At dinner that night Morgan sprang the bad news, followed by a Plan B that was truly audacious: We’d head offshore at dawn, circle behind the Channel Islands 25 miles out, and island-hop along using our charts and Morgan’s eye try to pick off any point or beach breaks. These are uninhabited and rarely visited islands, and their backsides are known mostly to abalone and sea urchin divers, one or two of whom are taken in turn by great white sharks every year. This was much more adventurous than hitting The Ranch. This was like going into the Vietcong-occupied village in Apocalypse Now and surfing “Charlie’s Point.”

Bright and early we loaded the Protector: nine people, six surfboards and sacks of breakfast burritos and bottled water. Even fully laden the Hauraki boosted easily up on plane and made a steady 34 knots into a heavy beat of swell and black clouds rent by bolts of lightning-we’d overtaken the front that we’d chased all the way down. The prospects couldn’t be more dismaying, really, but we were laughing and shrieking in the drumming rain.

Ralph and Morgan took the Hauraki through the slot between Anacapa Island and bigger, dramatically eroded Santa Cruz Island; we crowded the rails to watch dolphin and study beaches from our on-board perspective. The jagged points were sloppy; the first beaches offered closed-out shore-break. An hour passed, profitably spent in watching a beautiful and strange landscape, with diminishing hopes for surf.

Then we rounded a point where a Lost World valley came down to a bluff-side beach. It was lonely, kelp-shielded-“sharky,” my wife said-and the waves were breaking. Threading through the kelp labyrinth, Ralph brought us within 300 yards and used the thrusters to present the dive platform for anyone fool enough to use it. The rain was pelting. You could feel the brave mood flickering out.

And then here came my niece out of the aft berth, totally encased in rubber from head to toe. Having just filmed and released her own surf movie about her travels in New Zealand and Australia, Surfabout, Jenny Hedley wasn’t going to let a little rain stop her. Flinging herself in, she paddled, caught a wave, ran up and down the beach-and gave us the high sign. In we went, wife, nephew, brother and his girlfriend, Morgan and Christa and me.
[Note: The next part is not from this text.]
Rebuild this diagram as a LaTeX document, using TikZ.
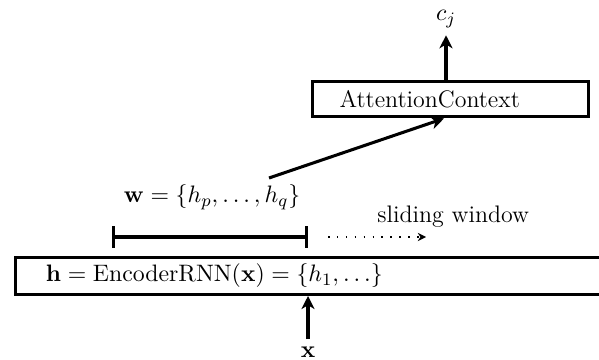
\documentclass[tikz,border=0pt]{standalone}
\usetikzlibrary{arrows.meta}
\begin{document}
\begin{tikzpicture}[x=0.46pt,y=-0.46pt,
  every node/.style={font=\fontsize{11}{13}\selectfont},
  boxn/.style={draw,line width=1.4pt,inner ysep=0pt,align=left},
  arr/.style={line width=1.4pt,-{Stealth[length=6pt,width=6pt,inset=1.8pt]}}]
\useasboundingbox (0,0) rectangle (599,360);
% encoder box
\node[boxn,minimum height=17pt,text width=243pt,inner xsep=14pt,anchor=west] (enc) at (14,276) {$\mathbf{h}=\mathrm{EncoderRNN}(\mathbf{x})=\{h_1,\dots\}$};
% attention box
\node[boxn,minimum height=16.5pt,text width=101.6pt,inner xsep=12.7pt,anchor=west] (att) at (310.5,99) {AttentionContext};
% output
\node (cj) at (446,19) {$c_j$};
\draw[arr] (att.north -| cj) -- (cj.south);
% input
\node (x) at (308,352) {$\mathbf{x}$};
\draw[arr] (x.north) -- (x |- enc.south);
% window bracket
\coordinate (wl) at (112,237);
\coordinate (wr) at (308,237);
\draw[line width=1.4pt,{Bar[width=10pt]}-{Bar[width=10pt]}] (wl) -- (wr);
\node (w) at (212,197) {$\mathbf{w}=\{h_p,\dots,h_q\}$};
% sliding window
\coordinate (s1) at (328,237);
\coordinate (s2) at (426,237);
\draw[line width=0.7pt,dash pattern=on 0.7pt off 3.4pt,-{Stealth[length=3.8pt,width=3.8pt]}] (s1) -- (s2);
\node[anchor=west,inner xsep=0pt] (sw) at (377,217) {sliding window};
% line to attention
\coordinate (ls) at (269,178);
\draw[arr] (ls) -- (att.south -| 444,0);
\end{tikzpicture}
\end{document}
And there, under a pale yellow cliff in a place so remote from Southern California it could have been Patagonia, we had hours of waves direct from the Gulf of Alaska, all to ourselves.

We also had a hot aft-cockpit shower when we got out of the 60-degree water. “Just another seamless Protector day,” said Ralph as we headed back to Santa Barbara, making the 30-mile run in under an hour, and his cellphone started to ring.